**DIRECTIVE**
Can you write out all the lines word for word, with no pictures?

Start of DATA

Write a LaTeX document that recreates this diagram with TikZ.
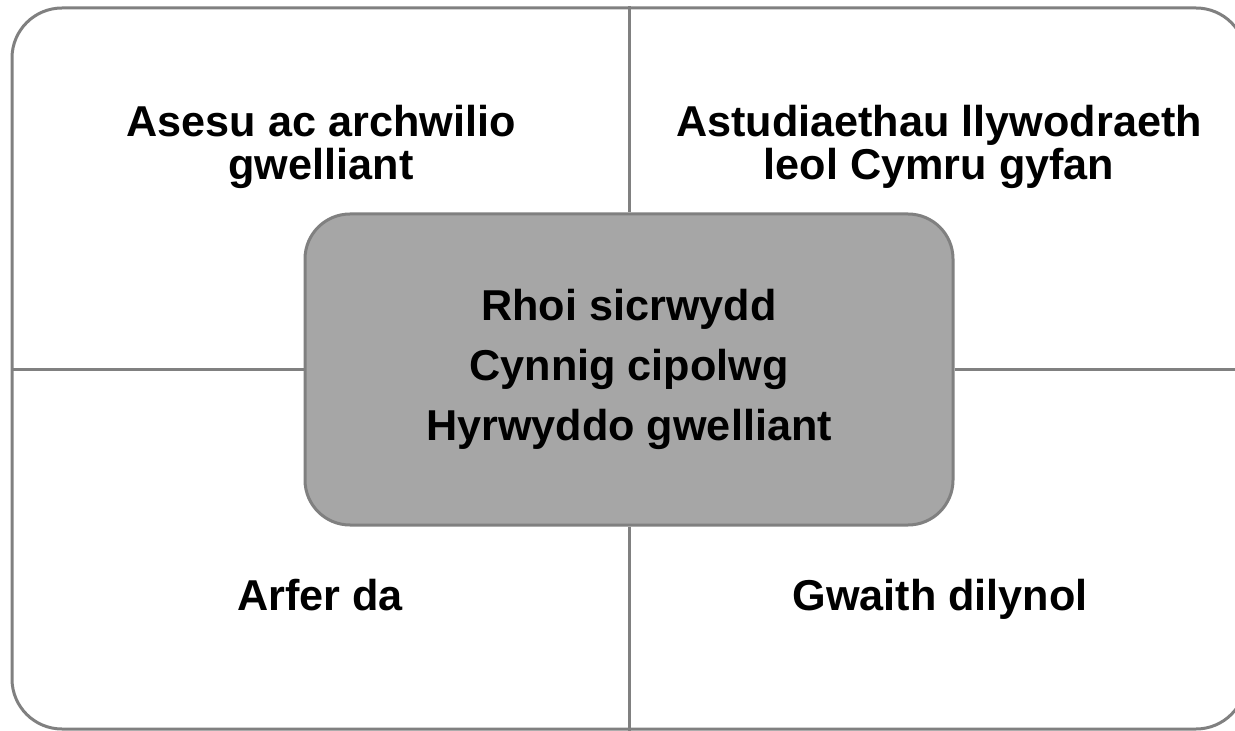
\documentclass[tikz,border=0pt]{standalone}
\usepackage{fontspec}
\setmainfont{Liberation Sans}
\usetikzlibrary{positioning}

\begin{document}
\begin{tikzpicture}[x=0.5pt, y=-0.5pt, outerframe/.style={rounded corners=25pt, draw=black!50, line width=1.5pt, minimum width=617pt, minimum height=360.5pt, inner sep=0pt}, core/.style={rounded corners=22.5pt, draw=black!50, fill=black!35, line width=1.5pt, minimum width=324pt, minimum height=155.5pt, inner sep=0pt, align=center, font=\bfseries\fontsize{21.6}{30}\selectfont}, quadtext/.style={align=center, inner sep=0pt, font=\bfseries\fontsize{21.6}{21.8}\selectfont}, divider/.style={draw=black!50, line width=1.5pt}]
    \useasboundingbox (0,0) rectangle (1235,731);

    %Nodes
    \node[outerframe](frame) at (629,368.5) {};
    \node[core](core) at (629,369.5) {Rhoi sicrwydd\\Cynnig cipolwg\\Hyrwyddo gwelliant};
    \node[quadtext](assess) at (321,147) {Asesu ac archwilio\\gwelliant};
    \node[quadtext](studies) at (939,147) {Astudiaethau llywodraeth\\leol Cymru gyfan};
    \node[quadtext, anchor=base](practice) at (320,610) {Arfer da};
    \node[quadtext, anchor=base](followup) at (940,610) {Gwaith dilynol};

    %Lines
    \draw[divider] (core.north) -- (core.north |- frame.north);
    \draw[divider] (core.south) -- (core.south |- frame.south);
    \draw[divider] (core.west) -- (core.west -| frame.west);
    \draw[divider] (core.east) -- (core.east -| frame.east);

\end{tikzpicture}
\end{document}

End of DATA

**RESULT**
Write a LaTeX document that recreates this diagram with TikZ.
\documentclass[tikz,border=0pt]{standalone}
\usepackage{fontspec}
\setmainfont{Liberation Sans}
\usetikzlibrary{positioning}

\begin{document}
\begin{tikzpicture}[x=0.5pt, y=-0.5pt, outerframe/.style={rounded corners=25pt, draw=black!50, line width=1.5pt, minimum width=617pt, minimum height=360.5pt, inner sep=0pt}, core/.style={rounded corners=22.5pt, draw=black!50, fill=black!35, line width=1.5pt, minimum width=324pt, minimum height=155.5pt, inner sep=0pt, align=center, font=\bfseries\fontsize{21.6}{30}\selectfont}, quadtext/.style={align=center, inner sep=0pt, font=\bfseries\fontsize{21.6}{21.8}\selectfont}, divider/.style={draw=black!50, line width=1.5pt}]
    \useasboundingbox (0,0) rectangle (1235,731);

    %Nodes
    \node[outerframe](frame) at (629,368.5) {};
    \node[core](core) at (629,369.5) {Rhoi sicrwydd\\Cynnig cipolwg\\Hyrwyddo gwelliant};
    \node[quadtext](assess) at (321,147) {Asesu ac archwilio\\gwelliant};
    \node[quadtext](studies) at (939,147) {Astudiaethau llywodraeth\\leol Cymru gyfan};
    \node[quadtext, anchor=base](practice) at (320,610) {Arfer da};
    \node[quadtext, anchor=base](followup) at (940,610) {Gwaith dilynol};

    %Lines
    \draw[divider] (core.north) -- (core.north |- frame.north);
    \draw[divider] (core.south) -- (core.south |- frame.south);
    \draw[divider] (core.west) -- (core.west -| frame.west);
    \draw[divider] (core.east) -- (core.east -| frame.east);

\end{tikzpicture}
\end{document}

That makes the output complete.